Sometimes when I play basketball with guys, I don't get many passes or really get to do much on offense. So basically I just run around and set a lot screens. This was the situation on that fateful Monday when I ran up to the three point line and set a beautiful screen on obnoxious guy. Unfortunately for my face, obnoxious guy (who's brother is a former Duck player) didn't exactly see me (hence why my screen was beautiful) and as he swung around, his elbow connected with my nose and mouth.
As the blood dripped from right nostril, all of the other players came to my aid. Well not all other players. My assailant just made a joke about how I shouldn't set screens. Once the tears has stopped falling, I responded that maybe he shouldn't swing his elbows. He retorted that getting hit was actually my fault and that because I was in his sphere when I set the screen, I was technically guilty of fouling him.
This incident happened over a week ago but my face still hurts. Luckily my nose looks exactly the same (since having to get a nose job is one of my greatest fears in life, this is important) and after Marie told me to stop trying to wiggle my front teeth to test them, my mouth has started to feel better. But I think we can all learn an important lesson from this tragic tale: stay away from uncoordinated undergrads!
Since the incident, I have stuck with running by the river. However, this also dangerous because no that the weather is nice, the methies have parties with their pit bulls on the banks of the river and sometimes I see dead snakes. But at least running won't lead to a nose job.

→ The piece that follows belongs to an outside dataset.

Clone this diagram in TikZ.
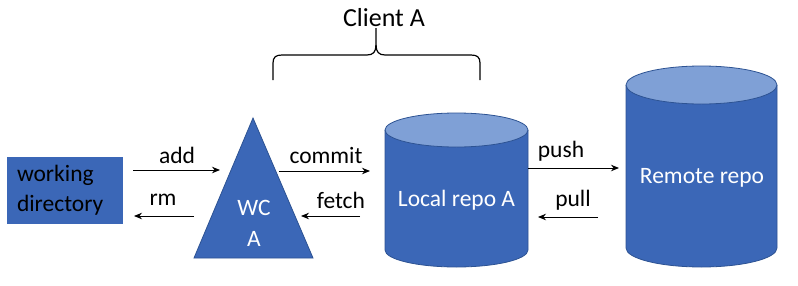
\documentclass[tikz,border=0pt]{standalone}
\usepackage{fontspec}
\setmainfont{Carlito}
\usetikzlibrary{arrows.meta}
\definecolor{repoblue}{HTML}{3B67B7}
\definecolor{repotop}{HTML}{7FA0D6}
\definecolor{repoline}{HTML}{2D5393}
\tikzset{
  lbl/.style={font=\fontsize{23.5}{28}\selectfont, inner sep=0pt, anchor=center},
  inner/.style={lbl, text=white, align=center},
  arr/.style={line width=1pt, -{Stealth[length=8pt,width=6.5pt]}},
  bluefill/.style={fill=repoblue, draw=repoline, line width=0.8pt},
  topfill/.style={fill=repotop, draw=repoline, line width=0.8pt},
}
\begin{document}
\begin{tikzpicture}[x=1pt,y=1pt]
  \useasboundingbox (0,0) rectangle (798,285);

  % working directory
  \node[fill=repoblue, minimum width=116pt, minimum height=67pt, inner xsep=10pt,
        text width=96pt, align=left, font=\fontsize{23.5}{30}\selectfont]
        (wd) at (65,94.5) {working\\directory};

  % working copy triangle
  \coordinate (wcapex) at (253,167);
  \coordinate (wcleft) at (194,27);
  \coordinate (wcright) at (313,27);
  \draw[bluefill] (wcapex) -- (wcright) -- (wcleft) -- cycle;
  \node[inner, font=\fontsize{23.5}{31}\selectfont] (wc) at (254,61.5) {WC\\A};

  % local repository cylinder
  \fill[repoblue] (385,155) -- (385,35)
     arc[start angle=180, end angle=360, x radius=71.5pt, y radius=17pt] -- (528,155) -- cycle;
  \draw[repoline, line width=0.8pt] (385,155) -- (385,35)
     arc[start angle=180, end angle=360, x radius=71.5pt, y radius=17pt] -- (528,155);
  \draw[topfill] (456.5,155) ellipse[x radius=71.5pt, y radius=17pt];
  \node[inner] (local) at (456.5,85) {Local repo A};

  % remote repository cylinder
  \fill[repoblue] (626,200) -- (626,37)
     arc[start angle=180, end angle=360, x radius=75.5pt, y radius=19pt] -- (777,200) -- cycle;
  \draw[repoline, line width=0.8pt] (626,200) -- (626,37)
     arc[start angle=180, end angle=360, x radius=75.5pt, y radius=19pt] -- (777,200);
  \draw[topfill] (701.5,200) ellipse[x radius=75.5pt, y radius=19pt];
  \node[inner] (remote) at (702,107) {Remote repo};

  % arrow end points
  \coordinate (addS) at (133,115);   \coordinate (addE) at (220,115);
  \coordinate (rmS) at (194,69);     \coordinate (rmE) at (134,69);
  \coordinate (comS) at (279,114);   \coordinate (comE) at (370,114);
  \coordinate (fetS) at (360,69);    \coordinate (fetE) at (301,69);
  \coordinate (pushS) at (528,117);  \coordinate (pushE) at (619,117);
  \coordinate (pullS) at (598,68);   \coordinate (pullE) at (538,68);

  \draw[arr] (addS) -- (addE);
  \draw[arr] (rmS) -- (rmE);
  \draw[arr] (comS) -- (comE);
  \draw[arr] (fetS) -- (fetE);
  \draw[arr] (pushS) -- (pushE);
  \draw[arr] (pullS) -- (pullE);

  \node[lbl] (ladd) at (177,130) {add};
  \node[lbl] (lrm) at (163,85) {rm};
  \node[lbl] (lcommit) at (326,130) {commit};
  \node[lbl] (lfetch) at (341,85) {fetch};
  \node[lbl] (lpush) at (561,134) {push};
  \node[lbl] (lpull) at (573,85) {pull};

  % client brace
  \draw[line width=1.2pt]
    (273,205) -- (273,222) .. controls (273,228) and (276,230) .. (282,230)
    -- (367,230) .. controls (373,230) and (376,233) .. (376,240) -- (376,257);
  \draw[line width=1.2pt]
    (480,205) -- (480,222) .. controls (480,228) and (477,230) .. (471,230)
    -- (385,230) .. controls (379,230) and (376,233) .. (376,240);
  \node[font=\fontsize{26}{30}\selectfont, inner sep=0pt] (client) at (384,267) {Client A};
\end{tikzpicture}
\end{document}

As usual, nothing exciting is going on today. Actually that's not true! It was $3.99 chicken strip basket day at DQ. I suggest you all take advantage.
Monday, June 16, 2008
So I have officially recovered from last night's Sorbet Disaster. Which is good because I had a lot of stuff to do today and thus did not need to be additionally burdened by stomach cramps. This morning I attended class, got bored, ate lunch outside, got red, outlined torts, got bored, went to Jiffy Lube, possibly got cheated, drove over to DQ, got giant cone and felt sick and then attempted to write an MPT, but eventually decided that that simply was not my best plan. Because it was boring. The problem semi-involved science (well kind of. Actually not really, but it seemed like it could), so I decided to skip the pain and go running.
My life really is not interesting. This blog might be a bad idea. Its going to be really sad if I have to purposefully create events like Sorbet Disaster just so I have something to write about.